IDF13: Intel Wants to Create a 7 Billion Connected Mobile Future

 At the final keynote at IDF today, Intel talked about how the future will not be one based on a single mobile technology, but a future of 7 billion connected mobile platforms. Not 7 billion mobile devices, but 7 billion connected humans. Dr. Genevieve Bell, an Intel Fellow and anthropologist, described how we should view the human being as the ultimate mobile platform and that developers should draw inspiration from the needs and desires of humans in order to shape the future.

Citing how we have, throughout the ages, used technology to extend our physical selves, augment our deficiencies and increase our capacity to accomplish tasks, Dr. Bell shared important insights into people’s desires and frustrations with technology. In particular, users want technology that’s personal, which unburdens them from complex usage, help them stay in the moment and helping them be better selves.
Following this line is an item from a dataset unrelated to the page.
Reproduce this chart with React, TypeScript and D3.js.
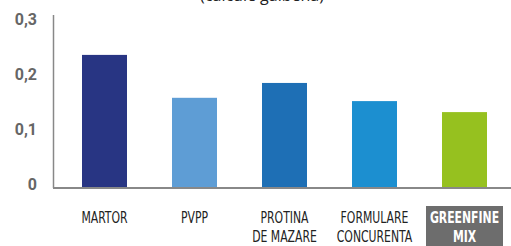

But in order to do so, Intel says that an entire ecosystem has to be in place to support the vision. And it is important to enable leading developers to deliver future innovations by having complete set of building blocks from silicon, operating systems to middleware, applications and services at their disposal.

As a start, Intel is working hard to extend their silicon technology to build devices with extremely low power consumption. Intel believes that experiences will be driven by devices that requires power many magnitudes lower than is required today. Dr. Bell shared how devices in the future will get more integrated into everyday objects and it’s important that these operate for weeks or even months. How great if these low power devices can draw power from body heat, or from ambient light? But in order to realize this, Intel will need to build silicon that can operate in the mW (milli-watt) range.

Demonstrating the concept of embedded devices operating at low power, Intel showed how a battery made using a glass of wine could power an experimental microprocessor. The device was able to sense, communicate and control the motion of a rendered object on another computer.

Demonstration of an experimental low power microprocessor powered by red wine.

However, silicon is only one part of the equation. Developers need to build middleware that help devices understand the context in which users are operating. Only then applications and services can take these context aware devices to deliver individualized mobile experiences. As an example, Intel demonstrated devices that know the owner by the way they walk or recognize people by their voices. It then determines a set of activities and preferences based on the people it sees, hears or feels. These devices are also intelligent as it learns over time, automatically collecting vital data about the user through its various built-in sensors, so that it’s able to create personalized mobile experiences unique only to the individual.

All these may sound like fantasies out of a science fiction book, but it’s through imagination and aspiration that developers derive exciting new innovations. Intel knows this all too well and is one that employs a multi-disciplinary approach to develop technologies for the future.

Demonstration of context awareness technology in which a smartphone can recognize a person based on unique walking patterns.